- _Source excerpt_:
:::::
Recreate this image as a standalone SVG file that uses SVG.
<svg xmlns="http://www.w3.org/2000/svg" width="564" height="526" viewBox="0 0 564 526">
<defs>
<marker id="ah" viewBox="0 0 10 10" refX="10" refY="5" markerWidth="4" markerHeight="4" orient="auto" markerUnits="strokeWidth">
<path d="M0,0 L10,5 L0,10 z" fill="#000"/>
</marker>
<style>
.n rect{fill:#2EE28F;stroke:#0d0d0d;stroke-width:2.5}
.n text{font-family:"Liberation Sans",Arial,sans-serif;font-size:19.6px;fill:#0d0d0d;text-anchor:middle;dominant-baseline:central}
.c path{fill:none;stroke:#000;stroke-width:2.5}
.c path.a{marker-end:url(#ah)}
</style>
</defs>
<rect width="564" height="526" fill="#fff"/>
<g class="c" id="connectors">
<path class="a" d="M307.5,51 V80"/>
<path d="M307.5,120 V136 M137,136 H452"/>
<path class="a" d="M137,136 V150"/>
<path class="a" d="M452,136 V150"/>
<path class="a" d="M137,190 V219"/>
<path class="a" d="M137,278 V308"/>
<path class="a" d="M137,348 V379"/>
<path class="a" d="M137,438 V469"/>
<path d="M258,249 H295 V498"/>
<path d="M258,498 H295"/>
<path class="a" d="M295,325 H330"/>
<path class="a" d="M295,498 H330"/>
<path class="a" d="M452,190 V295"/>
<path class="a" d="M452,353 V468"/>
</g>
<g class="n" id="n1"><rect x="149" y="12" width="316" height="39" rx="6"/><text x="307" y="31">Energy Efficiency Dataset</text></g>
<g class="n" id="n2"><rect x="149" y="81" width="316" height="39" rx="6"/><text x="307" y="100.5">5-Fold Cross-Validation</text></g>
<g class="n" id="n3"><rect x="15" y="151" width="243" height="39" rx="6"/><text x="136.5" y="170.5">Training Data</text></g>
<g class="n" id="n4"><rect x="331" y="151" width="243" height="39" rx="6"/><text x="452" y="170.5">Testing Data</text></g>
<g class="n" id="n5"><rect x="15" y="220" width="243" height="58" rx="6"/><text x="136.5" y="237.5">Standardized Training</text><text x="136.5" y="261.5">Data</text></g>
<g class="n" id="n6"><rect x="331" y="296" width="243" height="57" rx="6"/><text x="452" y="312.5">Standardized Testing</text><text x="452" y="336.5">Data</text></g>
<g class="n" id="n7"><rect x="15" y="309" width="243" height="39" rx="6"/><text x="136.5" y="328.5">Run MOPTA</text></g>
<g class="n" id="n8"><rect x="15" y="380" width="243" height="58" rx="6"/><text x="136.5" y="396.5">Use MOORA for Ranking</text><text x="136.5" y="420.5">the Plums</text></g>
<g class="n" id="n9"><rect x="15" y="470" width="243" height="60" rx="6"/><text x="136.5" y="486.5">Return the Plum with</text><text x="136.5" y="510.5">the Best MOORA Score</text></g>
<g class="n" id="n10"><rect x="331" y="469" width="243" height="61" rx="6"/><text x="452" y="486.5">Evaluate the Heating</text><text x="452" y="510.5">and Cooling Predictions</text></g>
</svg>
:::::
- _What you are asked to do_:
Reproduce each line of the material above precisely.

- _Exercise response_:
Recreate this image as a standalone SVG file that uses SVG.
<svg xmlns="http://www.w3.org/2000/svg" width="564" height="526" viewBox="0 0 564 526">
<defs>
<marker id="ah" viewBox="0 0 10 10" refX="10" refY="5" markerWidth="4" markerHeight="4" orient="auto" markerUnits="strokeWidth">
<path d="M0,0 L10,5 L0,10 z" fill="#000"/>
</marker>
<style>
.n rect{fill:#2EE28F;stroke:#0d0d0d;stroke-width:2.5}
.n text{font-family:"Liberation Sans",Arial,sans-serif;font-size:19.6px;fill:#0d0d0d;text-anchor:middle;dominant-baseline:central}
.c path{fill:none;stroke:#000;stroke-width:2.5}
.c path.a{marker-end:url(#ah)}
</style>
</defs>
<rect width="564" height="526" fill="#fff"/>
<g class="c" id="connectors">
<path class="a" d="M307.5,51 V80"/>
<path d="M307.5,120 V136 M137,136 H452"/>
<path class="a" d="M137,136 V150"/>
<path class="a" d="M452,136 V150"/>
<path class="a" d="M137,190 V219"/>
<path class="a" d="M137,278 V308"/>
<path class="a" d="M137,348 V379"/>
<path class="a" d="M137,438 V469"/>
<path d="M258,249 H295 V498"/>
<path d="M258,498 H295"/>
<path class="a" d="M295,325 H330"/>
<path class="a" d="M295,498 H330"/>
<path class="a" d="M452,190 V295"/>
<path class="a" d="M452,353 V468"/>
</g>
<g class="n" id="n1"><rect x="149" y="12" width="316" height="39" rx="6"/><text x="307" y="31">Energy Efficiency Dataset</text></g>
<g class="n" id="n2"><rect x="149" y="81" width="316" height="39" rx="6"/><text x="307" y="100.5">5-Fold Cross-Validation</text></g>
<g class="n" id="n3"><rect x="15" y="151" width="243" height="39" rx="6"/><text x="136.5" y="170.5">Training Data</text></g>
<g class="n" id="n4"><rect x="331" y="151" width="243" height="39" rx="6"/><text x="452" y="170.5">Testing Data</text></g>
<g class="n" id="n5"><rect x="15" y="220" width="243" height="58" rx="6"/><text x="136.5" y="237.5">Standardized Training</text><text x="136.5" y="261.5">Data</text></g>
<g class="n" id="n6"><rect x="331" y="296" width="243" height="57" rx="6"/><text x="452" y="312.5">Standardized Testing</text><text x="452" y="336.5">Data</text></g>
<g class="n" id="n7"><rect x="15" y="309" width="243" height="39" rx="6"/><text x="136.5" y="328.5">Run MOPTA</text></g>
<g class="n" id="n8"><rect x="15" y="380" width="243" height="58" rx="6"/><text x="136.5" y="396.5">Use MOORA for Ranking</text><text x="136.5" y="420.5">the Plums</text></g>
<g class="n" id="n9"><rect x="15" y="470" width="243" height="60" rx="6"/><text x="136.5" y="486.5">Return the Plum with</text><text x="136.5" y="510.5">the Best MOORA Score</text></g>
<g class="n" id="n10"><rect x="331" y="469" width="243" height="61" rx="6"/><text x="452" y="486.5">Evaluate the Heating</text><text x="452" y="510.5">and Cooling Predictions</text></g>
</svg>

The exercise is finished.